“Não foi a comida, foi a ignorância – um chamado à união diante da ofensa”, por Rivelino Liberalino

2

 

Hoje, ao percorrer as redes sociais, me deparei com uma cena que, mais do que surpreender, feriu. Uma backing vocal da banda dos artistas Zezé de Camargo e Luciano, ao referir-se à comida servida na querida cidade de Floresta, ousou classificá-la como “lavagem”.

Não escrevo movido por vaidade de representar um povo, mas por gratidão a ele. Falo como alguém que conhece o solo quente e generoso do Sertão pernambucano, que já foi recebido nas casas humildes e altivas daquele povo que serve com fartura o que tem – e o que é. Em Floresta, não se serve comida: serve-se dignidade em forma de sustança, afeto no tempero, acolhimento em cada colher. Lavagem? Só se for de alma.

A criatura infeliz que lançou tal impropério talvez ignore que palavra dita e pedra lançada não voltam atrás. E lançada foi, no instante mais delicado da cultura nordestina, num momento em que tantos de nós sentimos a perda de espaço, o desdém pelas nossas raízes, o silenciamento das nossas vozes. A fala não foi só infeliz – foi cruel. Porque despreza, numa frase, séculos de resistência, sabores herdados, histórias cozidas em fogo lento, sob o céu de Floresta.

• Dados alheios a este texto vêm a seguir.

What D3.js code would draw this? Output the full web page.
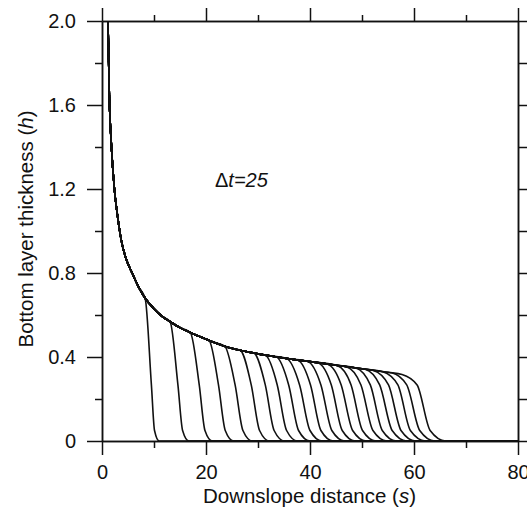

Mas não confundamos um ato isolado com um povo. Não se responda a ignorância com ódio. Ao insensato, dá-se a estrada – mas ao Brasil, oferece-se consciência. Não é hora de cavarmos abismos entre “nós” e “eles”. Não é Nordeste contra Sul, não é sertão contra cidade. Antes de sermos sulistas, nortistas, do centro-oeste ou do litoral, somos um só povo: o povo brasileiro. Um povo que sofre junto, que chora junto, que reparte a pouca farinha quando um irmão tem fome. Foi assim quando o Sul precisou. Foi assim quando o Norte gritou. É assim que o Brasil é bonito.

Floresta e seu povo são a síntese do que há de mais nobre em nós. Em cada panela no fogo, há mais que sustento – há memória, afeto, fé e resistência. Porque o que se cozinha no Sertão não é só comida: é pertencimento. E quem despreza isso, despreza muito mais do que um prato – despreza um país inteiro.

É hora de acordar. De enxergar como somos manipulados, fragmentados, distraídos enquanto desmontam nossos valores. Há um projeto em curso – e ele não quer apenas dividir regiões. Ele quer separar irmãos. Quer zombar da nossa arte, da nossa música, da nossa cozinha, da nossa fé. Mas não permitiremos. Não com silêncio. Não com indiferença.

Euclides da Cunha, do alto de sua lucidez, já nos advertia: “O sertanejo é, antes de tudo, um forte”. E é com essa fortaleza que respondemos – com altivez, com ternura, com dignidade.

Que esse episódio, tão pequeno diante da grandeza do povo nordestino, sirva como espelho. Para que reflitamos. Para que despertemos. Para que, ao invés de alimentar a discórdia, reacendamos o que temos de mais precioso: nossa consciência de povo.

E que Floresta, com sua beleza autêntica, sua mesa farta e sua alma quente, siga sendo exatamente o que sempre foi: um santuário de afeto no coração do Brasil.

Por Rivelino Liberalino, advogado

2 COMENTÁRIOS

  1. Parabéns pelo texto. Muito bonito e é essencial que se espalhe e chegue onde precisa. Agora fiquei curiosa de conhecer Floresta e sua mesa farta.